The FCA then looked at how effective the industry was at overseeing service providers since without adequate oversight customers could be exposed to losses and considerable risk. The first area of concern for the FCA was their view that most asset managers did not retain staff with sufficient expertise to be able to oversee their service providers. The FCA considered that a well resourced and trained governance team was essential.
Using service levels effectively also requires good management information and the FCA considered that too many asset managers were entirely reliant on the information provided by their service providers and did not take sufficient steps to check the accuracy of the information. The FCA recommended that internal audit and compliance should play an active role in oversight since they had the right expertise to understand the risks involved and to make improvements to service levels.
As part of analysing oversight capabilities, the FCA looked at four functions which are essential in the asset management industry: reconciliations with custodians, pricing and valuations, corporate actions and trade processing. In each case, the FCA was concerned that asset managers were too reliant on information provided by their service providers and were not taking steps to replicate information and to check for errors themselves.

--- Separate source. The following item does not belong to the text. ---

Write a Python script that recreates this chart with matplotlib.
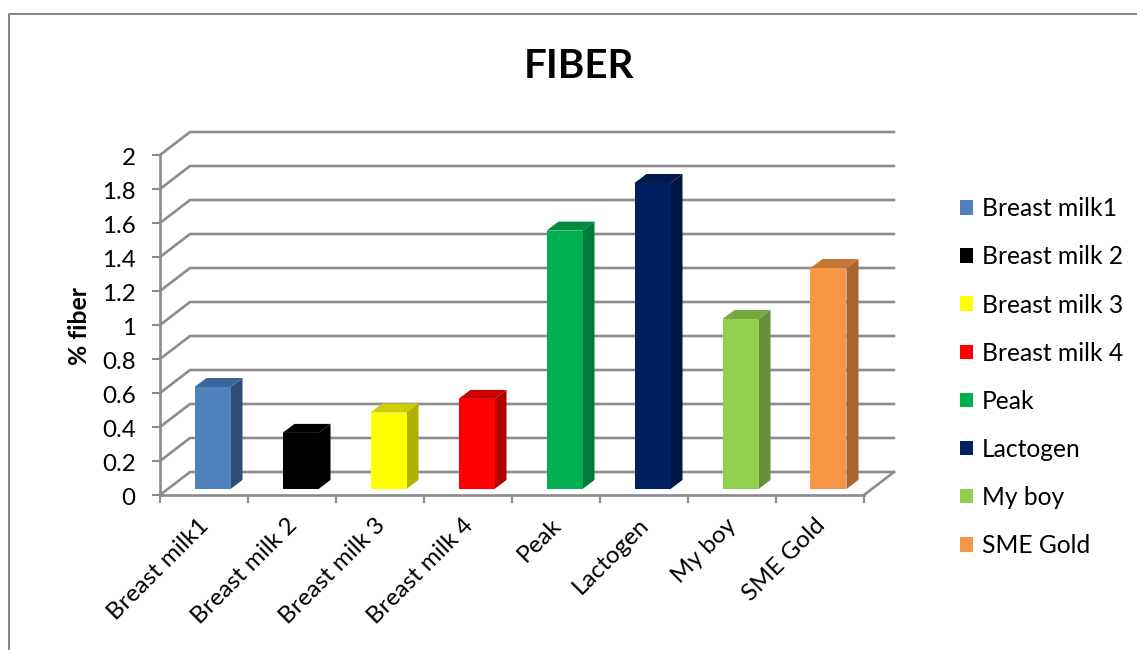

The overall thrust of the review is that asset managers need to plan more effectively and spend more time and resources on managing their outsourcing agreements. This will increase the cost of outsourcing and means that companies need to retain more in-house expertise to manage service providers.
For the wider financial services sector, we now have more guidance on what the FCA requires from regulated companies to demonstrate that they have sufficient controls in place to manage their outsourcing contracts. It is no longer sufficient to point to the exit plan or step in rights.
Instead the FCA will require companies to demonstrate that its plans are more carefully tested and that it has in place a strong governance team to manage the outsourcing service provider.